* BEGIN Material shown *
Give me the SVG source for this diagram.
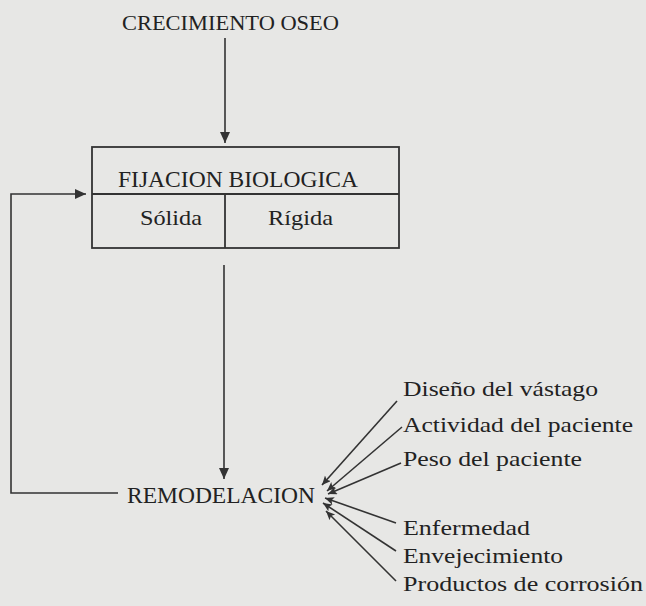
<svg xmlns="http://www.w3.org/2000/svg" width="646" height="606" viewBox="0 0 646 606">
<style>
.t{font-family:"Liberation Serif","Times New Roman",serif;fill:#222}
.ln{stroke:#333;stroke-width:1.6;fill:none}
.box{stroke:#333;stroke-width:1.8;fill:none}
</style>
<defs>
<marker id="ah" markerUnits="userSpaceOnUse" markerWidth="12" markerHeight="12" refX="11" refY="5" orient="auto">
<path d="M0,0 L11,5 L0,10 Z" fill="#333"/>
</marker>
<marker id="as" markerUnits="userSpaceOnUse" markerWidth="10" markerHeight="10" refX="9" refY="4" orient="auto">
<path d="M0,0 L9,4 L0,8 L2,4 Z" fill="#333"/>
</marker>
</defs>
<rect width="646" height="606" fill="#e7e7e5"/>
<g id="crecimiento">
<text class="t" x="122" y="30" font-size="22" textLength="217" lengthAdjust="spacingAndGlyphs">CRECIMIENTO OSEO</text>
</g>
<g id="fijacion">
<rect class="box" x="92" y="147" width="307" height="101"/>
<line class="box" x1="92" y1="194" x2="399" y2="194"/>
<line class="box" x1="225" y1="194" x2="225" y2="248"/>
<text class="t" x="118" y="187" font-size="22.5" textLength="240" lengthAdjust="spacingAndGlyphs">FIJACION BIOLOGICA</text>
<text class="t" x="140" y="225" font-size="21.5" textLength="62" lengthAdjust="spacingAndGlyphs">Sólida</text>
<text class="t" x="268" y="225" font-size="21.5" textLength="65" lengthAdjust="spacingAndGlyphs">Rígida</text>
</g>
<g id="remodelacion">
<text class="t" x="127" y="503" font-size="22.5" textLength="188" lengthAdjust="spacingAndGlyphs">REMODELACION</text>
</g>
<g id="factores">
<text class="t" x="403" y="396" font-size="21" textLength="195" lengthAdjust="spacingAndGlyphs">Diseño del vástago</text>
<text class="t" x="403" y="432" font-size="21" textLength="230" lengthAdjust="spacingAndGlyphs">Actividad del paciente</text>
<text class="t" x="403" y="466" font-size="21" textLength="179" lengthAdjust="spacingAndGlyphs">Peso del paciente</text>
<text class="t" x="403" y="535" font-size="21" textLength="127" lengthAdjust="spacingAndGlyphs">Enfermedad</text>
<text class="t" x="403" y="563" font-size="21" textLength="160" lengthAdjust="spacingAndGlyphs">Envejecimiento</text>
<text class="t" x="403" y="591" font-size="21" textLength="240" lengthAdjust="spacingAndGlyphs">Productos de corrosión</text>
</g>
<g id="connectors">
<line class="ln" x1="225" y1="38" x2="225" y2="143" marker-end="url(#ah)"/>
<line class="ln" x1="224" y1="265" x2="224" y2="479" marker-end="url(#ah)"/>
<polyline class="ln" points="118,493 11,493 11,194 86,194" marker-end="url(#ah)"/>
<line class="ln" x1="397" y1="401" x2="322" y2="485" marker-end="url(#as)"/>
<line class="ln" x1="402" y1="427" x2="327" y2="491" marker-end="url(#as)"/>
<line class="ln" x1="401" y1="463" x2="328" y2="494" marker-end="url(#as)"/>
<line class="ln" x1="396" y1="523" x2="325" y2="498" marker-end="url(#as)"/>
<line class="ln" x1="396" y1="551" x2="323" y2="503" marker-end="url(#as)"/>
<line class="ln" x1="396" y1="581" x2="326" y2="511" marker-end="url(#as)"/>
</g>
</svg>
* END Material shown *
* BEGIN Material shown *
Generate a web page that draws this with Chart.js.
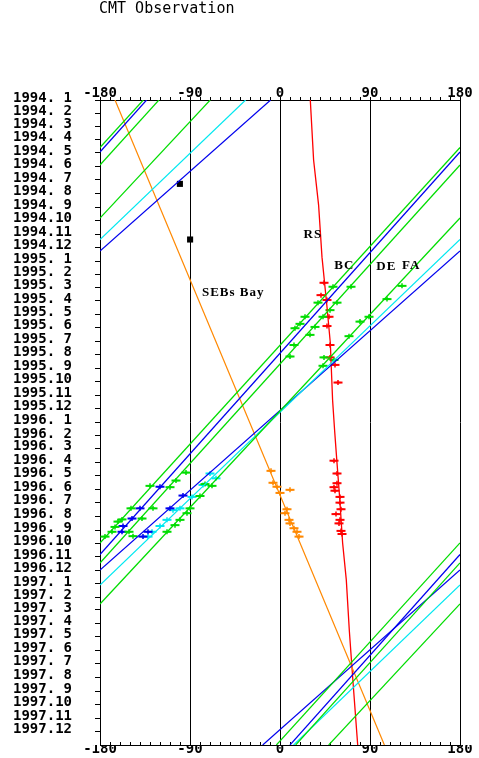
* END Material shown *
(Your task): Choose all lines containing the string "this" and copy them out.

(Response to the task):
Give me the SVG source for this diagram.
Generate a web page that draws this with Chart.js.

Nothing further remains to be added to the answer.